(WHAT YOU NEED TO DO) Emit the data below verbatim, stripping out any pictures.

(DATA EXTRACT)
○ ○ ○ ○
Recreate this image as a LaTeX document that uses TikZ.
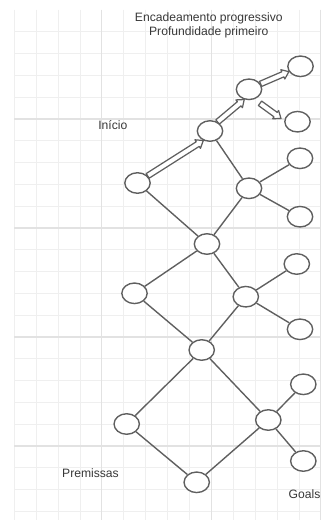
\documentclass[tikz,border=0pt]{standalone}
\usepackage{fontspec}
\setmainfont{Liberation Sans}
\usepackage{xcolor}
\usepackage{tikz}
\usetikzlibrary{shapes.geometric,calc}

\definecolor{gridlight}{HTML}{EFEFEF}
\definecolor{gridmajor}{HTML}{E2E2E2}
\definecolor{stroke}{HTML}{5F5F5F}
\definecolor{txt}{HTML}{383838}

% hollow (block) arrow between two points
\newcommand{\flexarrow}[2]{%
  \path let \p1=($(#2)-(#1)$) in \pgfextra{%
    \pgfmathsetmacro{\fxang}{atan2(\y1,\x1)}%
    \pgfmathsetmacro{\fxlen}{veclen(\x1,\y1)}%
    \xdef\fxang{\fxang}\xdef\fxlen{\fxlen}};
  \pgfmathsetmacro{\fxneck}{\fxlen-4.3}%
  \draw[hollow, shift={(#1)}, rotate=\fxang]
    (0pt,-1.8pt) -- (\fxneck pt,-1.8pt) -- (\fxneck pt,-3.3pt) -- (\fxlen pt,0pt)
    -- (\fxneck pt,3.3pt) -- (\fxneck pt,1.8pt) -- (0pt,1.8pt) -- cycle;
}

\begin{document}
\begin{tikzpicture}[x=0.022883cm, y=-0.022883cm,
    every node/.style={font=\fontsize{7.9}{9.4}\selectfont, text=txt},
    state/.style={ellipse, draw=stroke, line width=0.9pt, fill=white, minimum width=0.58cm, minimum height=0.47cm, inner sep=0pt},
    link/.style={draw=stroke, line width=0.9pt},
    hollow/.style={draw=stroke, line width=0.8pt, fill=white, line join=round},
    gridline/.style={draw=gridlight, line width=0.6pt},
    gridbold/.style={draw=gridmajor, line width=0.7pt}]
    \fill[white] (0,0) rectangle (321,520);
    \useasboundingbox (0,0) rectangle (321,520);
    % grid
    \foreach \k in {0,...,14} \draw[gridline] ({14.3+21.9*\k},10) -- ({14.3+21.9*\k},520);
    \foreach \k in {1,...,23} \draw[gridline] (14.3,{10+21.8*\k}) -- (321,{10+21.8*\k});
    \foreach \k in {4,9,14} \draw[gridbold] ({14.3+21.9*\k},10) -- ({14.3+21.9*\k},520);
    \foreach \k in {5,10,15,20} \draw[gridbold] (14.3,{10+21.8*\k}) -- (321,{10+21.8*\k});

    \node[align=center] (title) at (208.8,25.5) {Encadeamento progressivo\\Profundidade primeiro};
    \node (inicio) at (112.8,125) {Início};
    \node (premissas) at (90.5,473.3) {Premissas};
    \node (goals) at (304.5,494.3) {Goals};

    \node[state] (a) at (137.5,183) {};
    \node[state] (b) at (210,131) {};
    \node[state] (c) at (249,89.3) {};
    \node[state] (d) at (300.5,66.3) {};
    \node[state] (e) at (297.5,121.7) {};
    \node[state] (f) at (249,188.3) {};
    \node[state] (g) at (300,158.3) {};
    \node[state] (h) at (300,216.7) {};
    \node[state] (i) at (207,244) {};
    \node[state] (j) at (134.5,293.3) {};
    \node[state] (k) at (245.8,296.7) {};
    \node[state] (l) at (296.8,264) {};
    \node[state] (m) at (300,329.3) {};
    \node[state] (n) at (201.7,350) {};
    \node[state] (o) at (126.7,424) {};
    \node[state] (p) at (268.3,420) {};
    \node[state] (q) at (303.3,384.3) {};
    \node[state] (r) at (303.3,461) {};
    \node[state] (s) at (196.7,482.3) {};

    \draw[link] (b) -- (f);
    \draw[link] (f) -- (g);
    \draw[link] (f) -- (h);
    \draw[link] (a) -- (i);
    \draw[link] (f) -- (i);
    \draw[link] (i) -- (j);
    \draw[link] (i) -- (k);
    \draw[link] (k) -- (l);
    \draw[link] (k) -- (m);
    \draw[link] (j) -- (n);
    \draw[link] (k) -- (n);
    \draw[link] (n) -- (o);
    \draw[link] (n) -- (p);
    \draw[link] (p) -- (q);
    \draw[link] (p) -- (r);
    \draw[link] (o) -- (s);
    \draw[link] (p) -- (s);

    \flexarrow{a.35}{b.235}
    \flexarrow{b.50}{c.245}
    \flexarrow{c.25}{d.205}
    \coordinate (hintA) at (260,103.3);
    \coordinate (hintB) at (281,118.5);
    \flexarrow{hintA}{hintB}
  \end{tikzpicture}
\end{document}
○ ○ ○ ○
(EXPECTED ANSWER)
Recreate this image as a LaTeX document that uses TikZ.
\documentclass[tikz,border=0pt]{standalone}
\usepackage{fontspec}
\setmainfont{Liberation Sans}
\usepackage{xcolor}
\usepackage{tikz}
\usetikzlibrary{shapes.geometric,calc}

\definecolor{gridlight}{HTML}{EFEFEF}
\definecolor{gridmajor}{HTML}{E2E2E2}
\definecolor{stroke}{HTML}{5F5F5F}
\definecolor{txt}{HTML}{383838}

% hollow (block) arrow between two points
\newcommand{\flexarrow}[2]{%
  \path let \p1=($(#2)-(#1)$) in \pgfextra{%
    \pgfmathsetmacro{\fxang}{atan2(\y1,\x1)}%
    \pgfmathsetmacro{\fxlen}{veclen(\x1,\y1)}%
    \xdef\fxang{\fxang}\xdef\fxlen{\fxlen}};
  \pgfmathsetmacro{\fxneck}{\fxlen-4.3}%
  \draw[hollow, shift={(#1)}, rotate=\fxang]
    (0pt,-1.8pt) -- (\fxneck pt,-1.8pt) -- (\fxneck pt,-3.3pt) -- (\fxlen pt,0pt)
    -- (\fxneck pt,3.3pt) -- (\fxneck pt,1.8pt) -- (0pt,1.8pt) -- cycle;
}

\begin{document}
\begin{tikzpicture}[x=0.022883cm, y=-0.022883cm,
    every node/.style={font=\fontsize{7.9}{9.4}\selectfont, text=txt},
    state/.style={ellipse, draw=stroke, line width=0.9pt, fill=white, minimum width=0.58cm, minimum height=0.47cm, inner sep=0pt},
    link/.style={draw=stroke, line width=0.9pt},
    hollow/.style={draw=stroke, line width=0.8pt, fill=white, line join=round},
    gridline/.style={draw=gridlight, line width=0.6pt},
    gridbold/.style={draw=gridmajor, line width=0.7pt}]
    \fill[white] (0,0) rectangle (321,520);
    \useasboundingbox (0,0) rectangle (321,520);
    % grid
    \foreach \k in {0,...,14} \draw[gridline] ({14.3+21.9*\k},10) -- ({14.3+21.9*\k},520);
    \foreach \k in {1,...,23} \draw[gridline] (14.3,{10+21.8*\k}) -- (321,{10+21.8*\k});
    \foreach \k in {4,9,14} \draw[gridbold] ({14.3+21.9*\k},10) -- ({14.3+21.9*\k},520);
    \foreach \k in {5,10,15,20} \draw[gridbold] (14.3,{10+21.8*\k}) -- (321,{10+21.8*\k});

    \node[align=center] (title) at (208.8,25.5) {Encadeamento progressivo\\Profundidade primeiro};
    \node (inicio) at (112.8,125) {Início};
    \node (premissas) at (90.5,473.3) {Premissas};
    \node (goals) at (304.5,494.3) {Goals};

    \node[state] (a) at (137.5,183) {};
    \node[state] (b) at (210,131) {};
    \node[state] (c) at (249,89.3) {};
    \node[state] (d) at (300.5,66.3) {};
    \node[state] (e) at (297.5,121.7) {};
    \node[state] (f) at (249,188.3) {};
    \node[state] (g) at (300,158.3) {};
    \node[state] (h) at (300,216.7) {};
    \node[state] (i) at (207,244) {};
    \node[state] (j) at (134.5,293.3) {};
    \node[state] (k) at (245.8,296.7) {};
    \node[state] (l) at (296.8,264) {};
    \node[state] (m) at (300,329.3) {};
    \node[state] (n) at (201.7,350) {};
    \node[state] (o) at (126.7,424) {};
    \node[state] (p) at (268.3,420) {};
    \node[state] (q) at (303.3,384.3) {};
    \node[state] (r) at (303.3,461) {};
    \node[state] (s) at (196.7,482.3) {};

    \draw[link] (b) -- (f);
    \draw[link] (f) -- (g);
    \draw[link] (f) -- (h);
    \draw[link] (a) -- (i);
    \draw[link] (f) -- (i);
    \draw[link] (i) -- (j);
    \draw[link] (i) -- (k);
    \draw[link] (k) -- (l);
    \draw[link] (k) -- (m);
    \draw[link] (j) -- (n);
    \draw[link] (k) -- (n);
    \draw[link] (n) -- (o);
    \draw[link] (n) -- (p);
    \draw[link] (p) -- (q);
    \draw[link] (p) -- (r);
    \draw[link] (o) -- (s);
    \draw[link] (p) -- (s);

    \flexarrow{a.35}{b.235}
    \flexarrow{b.50}{c.245}
    \flexarrow{c.25}{d.205}
    \coordinate (hintA) at (260,103.3);
    \coordinate (hintB) at (281,118.5);
    \flexarrow{hintA}{hintB}
  \end{tikzpicture}
\end{document}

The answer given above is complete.